In October at the Barcelona Outdoor, Burwash lost in straight sets to Australian Allan Stone in singles. In doubles, he also lost in the first round, in 5 sets.

=== 1970 ===
In 1970, Burwash played in his only Davis Cup tie for Canada, winning a dead rubber against Caribbean Davis Cup team player Leo Rolle. Canada won the North and Central America Semi-final tie, played in June, 5–0.

In his only tournament main draw singles action for the year, at the U.S. Clay Court Championships in July, Burwash lost in the first round, to Terry Addison. He played one main draw in doubles, at the U.S. Open, again with partner Rudy Hernando, and lost by default to Roy Emerson and Rod Laver.

=== 1971 ===
Burwash competed in main draws at two major events, the Canadian Open and the U.S. Open. In Montreal, he lost to Ismail El Shafei in singles, and partnering compatriot Ken Binns, lost to Bob Lutz and Charlie Pasarell in doubles. At Forest Hills, he was beaten by Milan Holeček.

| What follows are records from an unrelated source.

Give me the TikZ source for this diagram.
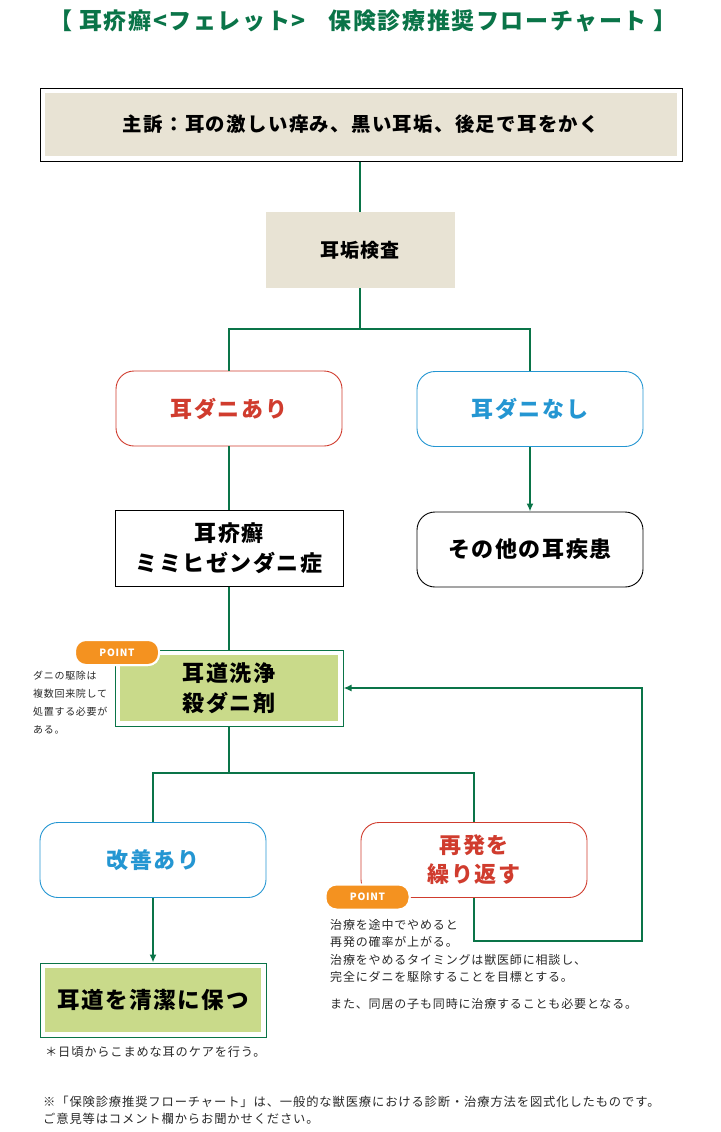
\documentclass[tikz,border=0pt]{standalone}
\usepackage{fontspec}
\setmainfont{Noto Sans CJK JP}[LetterSpace=7]
\usetikzlibrary{calc,positioning,arrows.meta}
\usepackage{xcolor}

\definecolor{flowGreen}{RGB}{10,116,72}
\definecolor{boxBeige}{RGB}{232,227,212}
\definecolor{boxLime}{RGB}{201,218,138}
\definecolor{mitesRed}{RGB}{208,60,46}
\definecolor{mitesBlue}{RGB}{36,150,210}
\definecolor{pointOrange}{RGB}{244,146,32}
\definecolor{noteGray}{RGB}{40,40,40}

\tikzset{
    flow/.style={draw=flowGreen, line width=1.8pt},
    tip/.style={-{Latex[length=8pt,width=7pt]}},
    insetbox/.style 2 args={draw=#1, line width=1pt, fill=white, inner sep=0pt,
        path picture={\fill[#2] ([shift={(5pt,-5pt)}]path picture bounding box.north west)
            rectangle ([shift={(-5pt,5pt)}]path picture bounding box.south east);}},
    roundbox/.style={draw=#1, line width=0.9pt, rounded corners=18pt, fill=white,
        minimum width=226pt, minimum height=75pt, inner sep=0pt, align=center,
        text=#1, font=\bfseries\fontsize{22}{29}\selectfont},
    pointtag/.style={fill=pointOrange, draw=white, line width=2pt, rounded corners=11pt,
        minimum width=84pt, minimum height=25pt, inner sep=0pt, text=white,
        font=\bfseries\fontsize{10}{10}\selectfont},
    notetext/.style={anchor=north west, inner sep=0pt, align=left, text=noteGray}
}

\begin{document}
\begin{tikzpicture}[x=1pt,y=-1pt]
    \useasboundingbox (0,0) rectangle (720,1132);

    % Title
        \node[text=flowGreen, font=\bfseries\fontsize{23}{26}\selectfont] (title) at (363,21)
            {【\ 耳疥癬<フェレット>\quad 保険診療推奨フローチャート\ 】};

    % Chief complaint and first test
        \node[insetbox={black}{boxBeige}, minimum width=642pt, minimum height=73pt,
            font=\bfseries\fontsize{19.4}{22}\selectfont] (complaint) at (361,124.5)
            {主訴：耳の激しい痒み、黒い耳垢、後足で耳をかく};
        \node[fill=boxBeige, minimum width=189pt, minimum height=76pt, inner sep=0pt,
            font=\bfseries\fontsize{19}{22}\selectfont] (earwax) at (360,250) {耳垢検査};

    % Branch: mites found or not
        \node[roundbox=mitesRed] (mitesYes) at (229,408.5) {耳ダニあり};
        \node[roundbox=mitesBlue] (mitesNo) at (530,409) {耳ダニなし};
        \node[draw, line width=1pt, minimum width=228pt, minimum height=76pt, inner sep=0pt,
            align=center, font=\bfseries\fontsize{22}{30}\selectfont] (scabies) at (229,548)
            {耳疥癬\\ミミヒゼンダニ症};
        \node[roundbox=black] (otherEar) at (530,549.5) {その他の耳疾患};

    % Treatment
        \node[insetbox={flowGreen}{boxLime}, minimum width=228pt, minimum height=76pt,
            align=center, font=\bfseries\fontsize{22}{30}\selectfont] (wash) at (229,688)
            {耳道洗浄\\殺ダニ剤};
        \node[pointtag] (pointWash) at (117,652.5) {POINT};
        \node[notetext, font=\fontsize{10}{18}\selectfont] (noteWash) at (33,671)
            {ダニの駆除は\\複数回来院して\\処置する必要が\\ある。};

    % Outcome
        \node[roundbox=mitesBlue] (improved) at (153,860) {改善あり};
        \node[roundbox=mitesRed] (relapse) at (474,860) {再発を\\繰り返す};
        \node[pointtag] (pointRelapse) at (367.5,897) {POINT};
        \node[notetext, font=\fontsize{12}{17.5}\selectfont] (noteRelapse) at (330,919)
            {治療を途中でやめると\\再発の確率が上がる。\\治療をやめるタイミングは獣医師に相談し、\\完全にダニを駆除することを目標とする。\\[9pt]また、同居の子も同時に治療することも必要となる。};
        \node[insetbox={flowGreen}{boxLime}, minimum width=226pt, minimum height=74pt,
            font=\bfseries\fontsize{22.5}{28}\selectfont] (keepClean) at (153,1000) {耳道を清潔に保つ};
        \node[notetext, font=\fontsize{12.2}{16}\selectfont] (noteClean) at (45,1046)
            {＊日頃からこまめな耳のケアを行う。};

    % Footer
        \node[notetext, font=\fontsize{12.3}{16.5}\selectfont] (footer) at (43,1096)
            {※「保険診療推奨フローチャート」は、一般的な獣医療における診断・治療方法を図式化したものです。\\ご意見等はコメント欄からお聞かせください。};

    % Connectors
        \coordinate (splitTest) at (360,329);
        \coordinate (splitWash) at (229,773);
        \coordinate (loopTurn) at (642,941);
        \draw[flow] (earwax |- complaint.south) -- (earwax);
        \draw[flow] (earwax) -- (splitTest) -| (mitesYes);
        \draw[flow] (splitTest) -| (mitesNo);
        \draw[flow] (mitesYes) -- (scabies);
        \draw[flow, tip] (mitesNo) -- (otherEar);
        \draw[flow] (scabies) -- (wash);
        \draw[flow] (wash) -- (splitWash) -| (improved);
        \draw[flow] (splitWash) -| (relapse);
        \draw[flow, tip] (improved) -- (keepClean);
        \draw[flow, tip] (relapse) |- (loopTurn) |- (wash);

    % Redraw tags over the lines
        \node[pointtag] at (pointWash) {POINT};
        \node[pointtag] at (pointRelapse) {POINT};
\end{tikzpicture}
\end{document}
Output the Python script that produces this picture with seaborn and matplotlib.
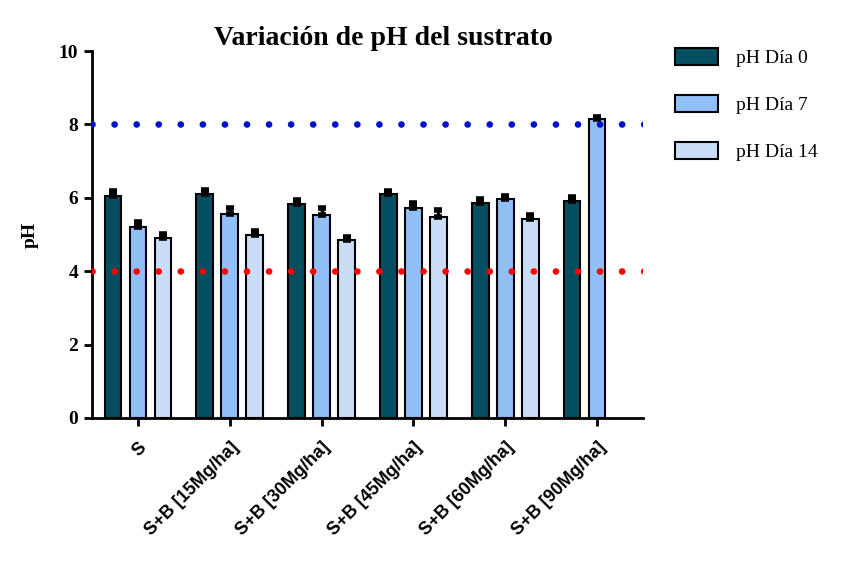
import matplotlib
matplotlib.use("Agg")
import matplotlib.pyplot as plt
import seaborn as sns
import pandas as pd
import numpy as np

categories = ["S", "S+B [15Mg/ha]", "S+B [30Mg/ha]", "S+B [45Mg/ha]", "S+B [60Mg/ha]", "S+B [90Mg/ha]"]
series = ["pH Día 0", "pH Día 7", "pH Día 14"]
ph_dia0 = [6.06, 6.09, 5.83, 6.11, 5.85, 5.92]
ph_dia7 = [5.21, 5.57, 5.54, 5.72, 5.98, 8.14]
ph_dia14 = [4.90, 4.99, 4.84, 5.48, 5.41, np.nan]
err_dia0 = [0.12, 0.12, 0.12, 0.07, 0.11, 0.10]
err_dia7 = [0.14, 0.14, 0.19, 0.13, 0.07, 0.07]
err_dia14 = [0.12, 0.10, 0.10, 0.18, 0.11, np.nan]
ref_high = 8
ref_low = 4
colors = ["#034E61", "#91BFF8", "#C9DDF7"]

sns.set_style("ticks")
plt.rcParams["font.family"] = ["Liberation Serif", "DejaVu Serif"]
plt.rcParams["text.color"] = "black"
plt.rcParams["axes.labelcolor"] = "black"
plt.rcParams["xtick.color"] = "black"
plt.rcParams["ytick.color"] = "black"
plt.rcParams["axes.edgecolor"] = "black"

rows = []
for vals, errs, s in [(ph_dia0, err_dia0, series[0]), (ph_dia7, err_dia7, series[1]), (ph_dia14, err_dia14, series[2])]:
    for c, v, e in zip(categories, vals, errs):
        rows.append({"cat": c, "serie": s, "ph": v, "err": e})
df = pd.DataFrame(rows)

fig = plt.figure(figsize=(8.63, 5.87), dpi=100)
ax = fig.add_axes([92/863, 1-418/587, 551/863, 367/587])

sns.barplot(data=df, x="cat", y="ph", hue="serie", order=categories, hue_order=series,
            palette=colors, saturation=1, width=0.817, gap=0.33, edgecolor="black", linewidth=1.5,
            errorbar=None, ax=ax, legend=True, zorder=3)

# error bars (upper only)
for patch_container, s in zip(ax.containers, series):
    sub = df[df["serie"] == s].set_index("cat").loc[categories]
    for bar, (v, e) in zip(patch_container, zip(sub["ph"], sub["err"])):
        if np.isnan(v):
            continue
        xc = bar.get_x() + bar.get_width() / 2
        ax.errorbar(xc, v, yerr=[[0], [e]], fmt="none", ecolor="black",
                    elinewidth=2.5, capsize=3, capthick=4, zorder=4)

xl = (-0.5, 5.5)
ax.plot([-0.5, 5.6], [ref_high, ref_high], color="#0011CC", lw=4.8, linestyle=(0, (0.01, 3.30)),
        dash_capstyle="round", zorder=5)
ax.plot([-0.5, 5.6], [ref_low, ref_low], color="#FF0000", lw=4.8, linestyle=(0, (0.01, 3.30)),
        dash_capstyle="round", zorder=5)

ax.set_xlim(*xl)
ax.set_ylim(0, 10)
ax.set_yticks([0, 2, 4, 6, 8, 10])
ax.set_yticklabels(["0", "2", "4", "6", "8", "10"], fontsize=14, fontweight="bold")
ax.set_xticks(range(len(categories)))
ax.set_xticklabels(categories, rotation=45, ha="right", rotation_mode="anchor",
                   fontsize=13, fontweight="bold", family=["Liberation Sans", "DejaVu Sans"])
ax.set_xlabel("")
ax.set_ylabel("pH", fontsize=14, fontweight="bold", labelpad=14)
ax.set_title("Variación de pH del sustrato", fontsize=20, fontweight="bold", pad=4, x=0.528)

for sp in ["top", "right"]:
    ax.spines[sp].set_visible(False)
for sp in ["left", "bottom"]:
    ax.spines[sp].set_linewidth(2)
ax.tick_params(axis="both", direction="out", length=6, width=2, pad=4)
ax.tick_params(axis="x", pad=9)

handles, labels = ax.get_legend_handles_labels()
ax.get_legend().remove()
fig.legend(handles, labels, loc="upper left", bbox_to_anchor=(657/863, 1-31/587),
           frameon=False, fontsize=14, handlelength=2.25, handleheight=0.9,
           labelspacing=1.45, handletextpad=0.9)

fig.savefig("out.png", dpi=100)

Burwash won the Canadian National Championships singles (closed) defeating Jim Boyce in the final and thereby gaining the Canadian No. 1 ranking for that year.
Burwash won the third annual Omnium de Tennis Labatt du Québec or Quebec Open played at the Club de Tennis des Loisirs de Granby defeating Rudy Hernando of Detroit in the final in three sets.

=== 1972 ===
Burwash participated in the main draw in both singles and doubles at the Columbus Outdoor, losing to Charles Owens. In doubles he also lost in the first round, partnering Ian Fletcher. A week later at the U.S. Clay Court Championships, Burwash lost to Toshiro Sakai. In doubles, he and partner William Higgins lost to Jim Delaney and James Chico Hagey. The following week at the Canadian Open, his last appearance there in a main draw, Burwash lost to Jaime Fillol after a bye in the first round.

=== 1973 ===
Burwash was entered in the main draw of two grand prix events. At the Calgary Indoor, held in February, he lost in the first round to Nicholas Kalogeropoulos. In doubles Burwash partnered Franklin Robbins and lost in the first round as well. In August, Burwash was set to play John Newcombe in the first round of the Louisville Outdoor but defaulted.

=== 1974 ===
Burwash lost by default to Bob Giltinan in the first round of the Calgary Indoor in what would be his last tour result. The computer rankings having been introduced only in September 1973, Burwash received his highest singles ranking in June 1974, when he was ranked World No. 240. He never earned a doubles ranking, as they were not kept until 1978.

== After tennis tour playing days ==
After retiring from professional tennis in 1975, he founded a tennis management company, Peter Burwash, International. His main contemporaries, Nick Bollettieri, Vic Braden and Dennis Van der Meer, focused on tennis coaching, tennis research and instructor training, respectively. Burwash was known for training tennis teachers to become well-rounded business professionals.

Burwash was a United States Professional Tennis Association Master Professional and has coached many tennis players, including Venus Williams and Serena Williams, Greg Rusedski, Andrew Sznajder, and Sébastien Lareau when he won the gold medal in doubles with Daniel Nestor at the 2000 Olympics.

During his career, Burwash both played and coached in 134 countries.

Burwash is the author of 10 books on a variety of topics. He toured the world giving motivational speeches.

Burwash has commentated for The Sports Network (TSN) and the Canadian Broadcasting Corporation (CBC), for their coverage of the Rogers Cup.

Burwash was the recipient of numerous awards, including Hall of Fame inductions for the Tennis Industry, the USPTA, the Hawaii USTA, the University of Toronto, and the Northern California USTA.

Burwash was a vegetarian and lectured on the topic. In 1983, he authored Peter Burwash's Vegetarian Primer.

== Death ==

Burwash died in Carmel, California, on 7 July 2022, aged 77.